-- WRITTEN TASK --
Extract the lines of the material below, beginning with the first and ending with the line that holds "const zip = (xs, ys)". Skip every picture.

-- Source code of charts --
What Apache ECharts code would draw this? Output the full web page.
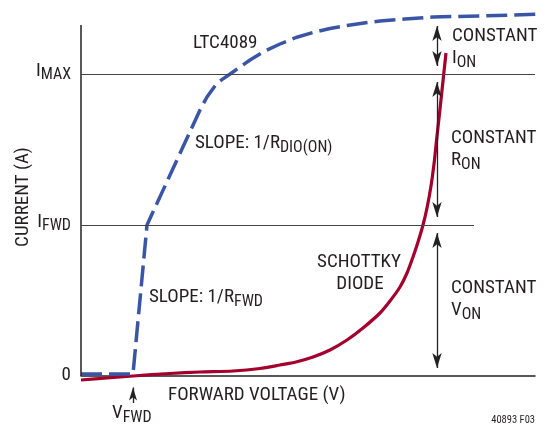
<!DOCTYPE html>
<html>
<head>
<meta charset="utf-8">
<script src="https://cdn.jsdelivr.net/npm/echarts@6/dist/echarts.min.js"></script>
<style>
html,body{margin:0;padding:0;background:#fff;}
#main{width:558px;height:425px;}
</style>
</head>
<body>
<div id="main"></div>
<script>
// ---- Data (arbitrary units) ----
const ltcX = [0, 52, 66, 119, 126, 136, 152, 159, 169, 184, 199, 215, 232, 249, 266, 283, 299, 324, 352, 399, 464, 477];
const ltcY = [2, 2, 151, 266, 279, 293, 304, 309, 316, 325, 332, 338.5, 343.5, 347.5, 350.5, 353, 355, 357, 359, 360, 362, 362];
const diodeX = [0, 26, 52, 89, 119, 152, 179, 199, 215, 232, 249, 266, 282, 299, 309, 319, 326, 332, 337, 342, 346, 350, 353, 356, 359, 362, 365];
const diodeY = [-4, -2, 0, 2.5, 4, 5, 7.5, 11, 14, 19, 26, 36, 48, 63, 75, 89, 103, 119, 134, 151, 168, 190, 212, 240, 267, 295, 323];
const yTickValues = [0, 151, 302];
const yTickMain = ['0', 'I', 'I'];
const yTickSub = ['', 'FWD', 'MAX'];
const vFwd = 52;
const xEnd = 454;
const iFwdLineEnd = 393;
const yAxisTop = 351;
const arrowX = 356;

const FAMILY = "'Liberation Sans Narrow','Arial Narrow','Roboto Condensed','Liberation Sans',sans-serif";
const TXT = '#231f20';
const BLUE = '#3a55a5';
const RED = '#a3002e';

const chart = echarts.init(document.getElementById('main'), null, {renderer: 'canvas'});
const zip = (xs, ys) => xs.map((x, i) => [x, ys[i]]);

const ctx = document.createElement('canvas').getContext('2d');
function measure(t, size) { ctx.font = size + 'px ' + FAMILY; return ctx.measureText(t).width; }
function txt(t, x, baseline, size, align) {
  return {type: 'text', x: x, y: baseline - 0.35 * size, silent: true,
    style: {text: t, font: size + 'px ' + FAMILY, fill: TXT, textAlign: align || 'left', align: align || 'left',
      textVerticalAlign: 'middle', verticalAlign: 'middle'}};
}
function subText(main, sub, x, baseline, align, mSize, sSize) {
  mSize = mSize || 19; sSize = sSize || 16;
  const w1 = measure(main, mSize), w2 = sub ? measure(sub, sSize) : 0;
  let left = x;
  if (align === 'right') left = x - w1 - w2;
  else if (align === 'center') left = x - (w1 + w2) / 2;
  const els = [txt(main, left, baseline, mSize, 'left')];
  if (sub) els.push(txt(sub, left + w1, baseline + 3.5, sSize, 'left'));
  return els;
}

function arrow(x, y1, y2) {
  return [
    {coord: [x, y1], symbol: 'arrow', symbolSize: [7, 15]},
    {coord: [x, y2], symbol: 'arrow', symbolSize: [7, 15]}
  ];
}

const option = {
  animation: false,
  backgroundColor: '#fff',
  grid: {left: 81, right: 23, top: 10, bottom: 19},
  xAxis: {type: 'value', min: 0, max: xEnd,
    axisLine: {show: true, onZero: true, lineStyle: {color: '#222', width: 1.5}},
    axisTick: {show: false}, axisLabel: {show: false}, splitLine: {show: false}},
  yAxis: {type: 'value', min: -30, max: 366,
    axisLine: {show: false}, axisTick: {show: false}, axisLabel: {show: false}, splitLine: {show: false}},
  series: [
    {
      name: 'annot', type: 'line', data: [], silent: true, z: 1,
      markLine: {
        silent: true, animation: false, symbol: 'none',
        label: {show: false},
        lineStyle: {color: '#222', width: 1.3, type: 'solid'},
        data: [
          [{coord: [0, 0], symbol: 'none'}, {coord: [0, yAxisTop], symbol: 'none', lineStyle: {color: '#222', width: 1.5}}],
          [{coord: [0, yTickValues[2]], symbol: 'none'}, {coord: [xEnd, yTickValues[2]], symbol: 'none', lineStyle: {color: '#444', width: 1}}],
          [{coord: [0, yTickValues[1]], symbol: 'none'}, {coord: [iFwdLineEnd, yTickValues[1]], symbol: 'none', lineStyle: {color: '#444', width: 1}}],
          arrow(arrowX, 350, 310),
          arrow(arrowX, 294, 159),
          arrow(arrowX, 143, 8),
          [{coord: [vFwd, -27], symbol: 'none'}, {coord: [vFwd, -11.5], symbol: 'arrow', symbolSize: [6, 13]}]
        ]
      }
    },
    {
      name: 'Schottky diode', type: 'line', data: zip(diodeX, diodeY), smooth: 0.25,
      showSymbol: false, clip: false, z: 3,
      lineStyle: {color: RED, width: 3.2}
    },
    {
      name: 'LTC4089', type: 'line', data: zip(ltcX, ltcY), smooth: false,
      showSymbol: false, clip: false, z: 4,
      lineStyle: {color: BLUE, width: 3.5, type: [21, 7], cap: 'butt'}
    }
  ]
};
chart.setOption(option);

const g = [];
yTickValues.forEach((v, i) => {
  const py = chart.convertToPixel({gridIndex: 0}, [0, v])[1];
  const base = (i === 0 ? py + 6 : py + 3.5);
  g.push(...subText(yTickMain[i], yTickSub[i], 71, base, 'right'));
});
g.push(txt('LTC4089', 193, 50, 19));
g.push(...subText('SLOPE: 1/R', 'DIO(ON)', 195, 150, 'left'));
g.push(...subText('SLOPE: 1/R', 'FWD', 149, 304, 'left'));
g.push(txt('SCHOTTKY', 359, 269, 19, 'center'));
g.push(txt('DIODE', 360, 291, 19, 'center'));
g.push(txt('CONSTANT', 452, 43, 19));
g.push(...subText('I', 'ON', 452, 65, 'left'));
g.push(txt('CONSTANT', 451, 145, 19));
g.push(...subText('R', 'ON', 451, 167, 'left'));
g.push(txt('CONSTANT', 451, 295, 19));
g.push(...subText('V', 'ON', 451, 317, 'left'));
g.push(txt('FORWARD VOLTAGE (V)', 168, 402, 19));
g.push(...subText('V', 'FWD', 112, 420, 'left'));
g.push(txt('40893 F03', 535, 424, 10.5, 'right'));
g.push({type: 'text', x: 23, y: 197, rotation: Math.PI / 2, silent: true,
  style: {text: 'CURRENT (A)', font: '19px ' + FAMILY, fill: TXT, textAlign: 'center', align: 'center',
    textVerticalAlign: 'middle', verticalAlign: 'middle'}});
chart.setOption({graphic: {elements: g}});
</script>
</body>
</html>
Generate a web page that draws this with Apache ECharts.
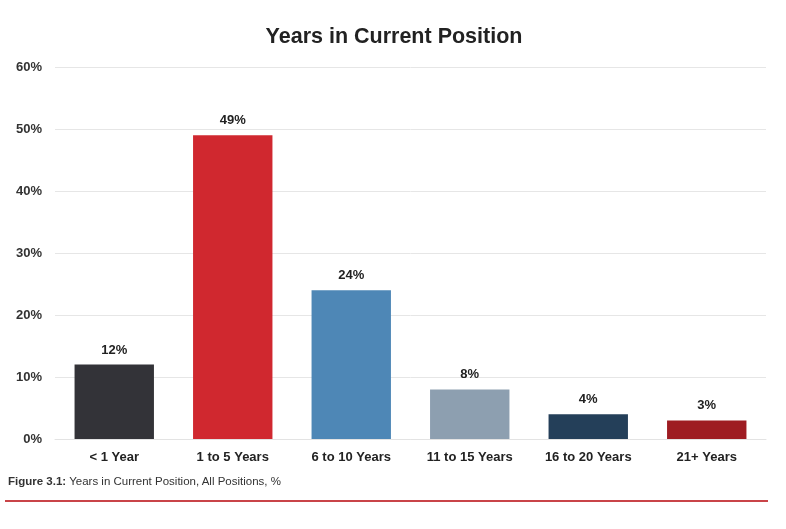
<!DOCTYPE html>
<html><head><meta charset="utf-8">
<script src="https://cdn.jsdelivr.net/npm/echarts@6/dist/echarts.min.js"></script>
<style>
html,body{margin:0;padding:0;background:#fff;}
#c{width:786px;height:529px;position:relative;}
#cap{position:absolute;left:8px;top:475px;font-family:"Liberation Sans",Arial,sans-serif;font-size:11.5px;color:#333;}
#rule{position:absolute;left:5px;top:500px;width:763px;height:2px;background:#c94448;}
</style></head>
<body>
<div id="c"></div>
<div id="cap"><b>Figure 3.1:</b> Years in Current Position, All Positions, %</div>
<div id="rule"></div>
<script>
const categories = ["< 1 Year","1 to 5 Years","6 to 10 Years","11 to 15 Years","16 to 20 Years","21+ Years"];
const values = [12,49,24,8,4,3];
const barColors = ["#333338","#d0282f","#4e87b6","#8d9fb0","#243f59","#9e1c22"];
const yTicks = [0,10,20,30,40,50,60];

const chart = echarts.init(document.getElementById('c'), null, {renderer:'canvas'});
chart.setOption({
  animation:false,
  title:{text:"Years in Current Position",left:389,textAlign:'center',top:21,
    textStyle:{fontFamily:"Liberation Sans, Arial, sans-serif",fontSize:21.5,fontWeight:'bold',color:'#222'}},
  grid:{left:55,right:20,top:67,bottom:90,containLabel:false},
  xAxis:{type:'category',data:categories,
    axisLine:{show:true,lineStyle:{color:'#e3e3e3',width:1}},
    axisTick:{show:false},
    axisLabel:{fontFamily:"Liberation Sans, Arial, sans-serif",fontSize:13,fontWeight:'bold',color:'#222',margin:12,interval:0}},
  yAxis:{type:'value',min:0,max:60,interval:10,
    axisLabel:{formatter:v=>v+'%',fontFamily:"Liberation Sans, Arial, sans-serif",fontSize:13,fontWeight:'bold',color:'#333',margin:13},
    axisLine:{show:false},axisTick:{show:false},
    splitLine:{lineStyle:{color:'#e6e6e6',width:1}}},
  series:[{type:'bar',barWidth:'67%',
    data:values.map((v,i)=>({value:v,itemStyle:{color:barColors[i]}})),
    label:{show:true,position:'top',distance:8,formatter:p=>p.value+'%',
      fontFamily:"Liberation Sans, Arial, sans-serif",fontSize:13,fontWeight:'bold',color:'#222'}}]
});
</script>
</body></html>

-- REPLY TO THE EXERCISE --
What Apache ECharts code would draw this? Output the full web page.
<!DOCTYPE html>
<html>
<head>
<meta charset="utf-8">
<script src="https://cdn.jsdelivr.net/npm/echarts@6/dist/echarts.min.js"></script>
<style>
html,body{margin:0;padding:0;background:#fff;}
#main{width:558px;height:425px;}
</style>
</head>
<body>
<div id="main"></div>
<script>
// ---- Data (arbitrary units) ----
const ltcX = [0, 52, 66, 119, 126, 136, 152, 159, 169, 184, 199, 215, 232, 249, 266, 283, 299, 324, 352, 399, 464, 477];
const ltcY = [2, 2, 151, 266, 279, 293, 304, 309, 316, 325, 332, 338.5, 343.5, 347.5, 350.5, 353, 355, 357, 359, 360, 362, 362];
const diodeX = [0, 26, 52, 89, 119, 152, 179, 199, 215, 232, 249, 266, 282, 299, 309, 319, 326, 332, 337, 342, 346, 350, 353, 356, 359, 362, 365];
const diodeY = [-4, -2, 0, 2.5, 4, 5, 7.5, 11, 14, 19, 26, 36, 48, 63, 75, 89, 103, 119, 134, 151, 168, 190, 212, 240, 267, 295, 323];
const yTickValues = [0, 151, 302];
const yTickMain = ['0', 'I', 'I'];
const yTickSub = ['', 'FWD', 'MAX'];
const vFwd = 52;
const xEnd = 454;
const iFwdLineEnd = 393;
const yAxisTop = 351;
const arrowX = 356;

const FAMILY = "'Liberation Sans Narrow','Arial Narrow','Roboto Condensed','Liberation Sans',sans-serif";
const TXT = '#231f20';
const BLUE = '#3a55a5';
const RED = '#a3002e';

const chart = echarts.init(document.getElementById('main'), null, {renderer: 'canvas'});
const zip = (xs, ys) => xs.map((x, i) => [x, ys[i]]);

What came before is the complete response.